Search the data below for the word "chart" and copy each line that holds it.
◆ ◆ ◆ ◆ ◆
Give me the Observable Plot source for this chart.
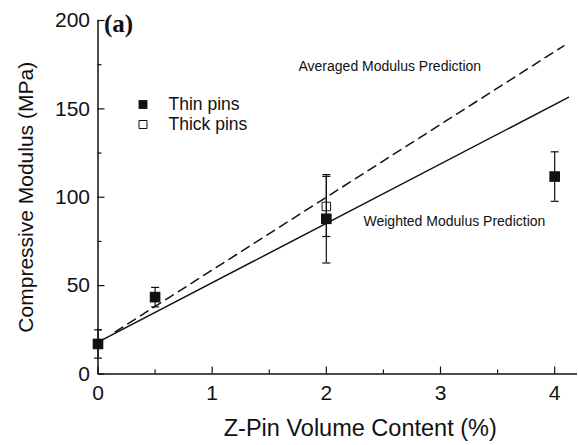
<!DOCTYPE html>
<html>
<head>
<meta charset="utf-8">
<script src="https://cdn.jsdelivr.net/npm/d3@7"></script>
<script src="https://cdn.jsdelivr.net/npm/@observablehq/plot@0.6"></script>
<style>
  html, body { margin: 0; padding: 0; background: #fff; }
  #chart svg { display: block; }
</style>
</head>
<body>
<div id="chart"></div>
<script>
// ---- data ----
const thinX = [0, 0.5, 2, 4];
const thinY = [17, 43.5, 87.8, 111.7];
const thinErr = [8, 5.5, 25, 14];

const thickX = [2];
const thickY = [94.8];
const thickErr = [17];

// prediction lines (end points)
const weightedX = [0, 4.12];
const weightedY = [18, 156.5];
const averagedX = [0.15, 4.08];
const averagedY = [23.8, 185.7];

const xMajor = [0, 1, 2, 3, 4];
const xMinor = [0.5, 1.5, 2.5, 3.5];
const yMajor = [0, 50, 100, 150, 200];
const yMinor = [25, 75, 125, 175];

const xTitle = "Z-Pin Volume Content (%)";
const yTitle = "Compressive Modulus (MPa)";
const panelLabel = "(a)";
const legendLabels = ["Thin pins", "Thick pins"];
const annotations = ["Averaged Modulus Prediction", "Weighted Modulus Prediction"];

// ---- build tables ----
const thin = thinX.map((x, i) => ({x, y: thinY[i], lo: thinY[i] - thinErr[i], hi: thinY[i] + thinErr[i]}));
const thick = thickX.map((x, i) => ({x, y: thickY[i], lo: thickY[i] - thickErr[i], hi: thickY[i] + thickErr[i]}));
const weighted = weightedX.map((x, i) => ({x, y: weightedY[i]}));
const averaged = averagedX.map((x, i) => ({x, y: averagedY[i]}));
const errs = thin.concat(thick);

const W = 578, H = 445;
const mL = 97.5, mR = 1, mT = 20, mB = 71.5;
const plotW = W - mL - mR, plotH = H - mT - mB;

const capSymbol = {
  draw(ctx, size) {
    const r = Math.sqrt(size / Math.PI);
    ctx.moveTo(-r, 0);
    ctx.lineTo(r, 0);
  }
};

const font = "'Liberation Sans', Arial, Helvetica, sans-serif";

const chart = Plot.plot({
  width: W,
  height: H,
  marginLeft: mL,
  marginRight: mR,
  marginTop: mT,
  marginBottom: mB,
  style: {fontFamily: font, fontSize: "20px", background: "#fff", color: "#111", overflow: "visible"},
  x: {domain: [0, 4.2]},
  y: {domain: [0, 200]},
  marks: [
    // prediction lines
    Plot.line(averaged, {x: "x", y: "y", stroke: "#111", strokeWidth: 1.5, strokeDasharray: "9,6"}),
    Plot.line(weighted, {x: "x", y: "y", stroke: "#111", strokeWidth: 1.5}),
    // error bars
    Plot.ruleX(errs, {x: "x", y1: "lo", y2: "hi", stroke: "#111", strokeWidth: 1.2}),
    Plot.dot(errs, {x: "x", y: "lo", symbol: capSymbol, r: 4, stroke: "#111", strokeWidth: 1.2, fill: "none"}),
    Plot.dot(errs, {x: "x", y: "hi", symbol: capSymbol, r: 4, stroke: "#111", strokeWidth: 1.2, fill: "none"}),
    // markers
    Plot.dot(thick, {x: "x", y: "y", symbol: "square", r: 4.8, stroke: "#111", strokeWidth: 1, fill: "none"}),
    Plot.dot(thin, {x: "x", y: "y", symbol: "square", r: 6, fill: "#111", stroke: "none"}),
    // axes lines
    Plot.ruleX([0], {stroke: "#111", strokeWidth: 1.5}),
    Plot.ruleY([0], {stroke: "#111", strokeWidth: 1.5}),
    // inward ticks
    Plot.tickY(yMajor, {y: d => d, insetRight: plotW - 7, stroke: "#111", strokeWidth: 1.2}),
    Plot.tickY(yMinor, {y: d => d, insetRight: plotW - 4, stroke: "#111", strokeWidth: 1.2}),
    Plot.tickX(xMajor, {x: d => d, insetTop: plotH - 7, stroke: "#111", strokeWidth: 1.2}),
    Plot.tickX(xMinor, {x: d => d, insetTop: plotH - 4, stroke: "#111", strokeWidth: 1.2}),
    // tick labels
    Plot.axisY(yMajor, {anchor: "left", tickSize: 0, tickPadding: 8, label: null, fontSize: 21, tickFormat: d => String(d)}),
    Plot.axisX(xMajor, {anchor: "bottom", tickSize: 0, tickPadding: 11, label: null, fontSize: 21, tickFormat: d => String(d)}),
    // axis titles
    Plot.text([xTitle], {text: d => d, frameAnchor: "bottom", dx: 22.5, dy: 54, textAnchor: "middle", lineAnchor: "middle", fontSize: 23.5, fill: "#111"}),
    Plot.text([yTitle], {text: d => d, frameAnchor: "left", dx: -72, rotate: -90, textAnchor: "middle", lineAnchor: "middle", fontSize: 21, fill: "#111"}),
    // panel label
    Plot.text([panelLabel], {text: d => d, frameAnchor: "top-left", dx: 6, dy: 3, textAnchor: "start", lineAnchor: "middle",
      fontFamily: "'Liberation Serif', 'Times New Roman', serif", fontWeight: "bold", fontSize: 25, fill: "#111"}),
    // legend
    Plot.dot([legendLabels[0]], {frameAnchor: "top-left", dx: 45, dy: 84, symbol: "square", r: 5, fill: "#111"}),
    Plot.dot([legendLabels[1]], {frameAnchor: "top-left", dx: 45, dy: 104, symbol: "square", r: 4.5, fill: "none", stroke: "#111", strokeWidth: 1}),
    Plot.text([legendLabels[0]], {text: d => d, frameAnchor: "top-left", dx: 70.5, dy: 84, textAnchor: "start", lineAnchor: "middle", fontSize: 17.5, fill: "#111"}),
    Plot.text([legendLabels[1]], {text: d => d, frameAnchor: "top-left", dx: 70.5, dy: 104, textAnchor: "start", lineAnchor: "middle", fontSize: 17.5, fill: "#111"}),
    // annotations
    Plot.text([annotations[0]], {text: d => d, frameAnchor: "top-left", dx: 200.5, dy: 46, textAnchor: "start", lineAnchor: "middle", fontSize: 14, fill: "#111"}),
    Plot.text([annotations[1]], {text: d => d, frameAnchor: "top-left", dx: 265.5, dy: 201, textAnchor: "start", lineAnchor: "middle", fontSize: 14, fill: "#111"})
  ]
});

document.getElementById("chart").appendChild(chart);
</script>
</body>
</html>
◆ ◆ ◆ ◆ ◆
• [Problem solution]
Give me the Observable Plot source for this chart.
  #chart svg { display: block; }
<div id="chart"></div>
const chart = Plot.plot({
document.getElementById("chart").appendChild(chart);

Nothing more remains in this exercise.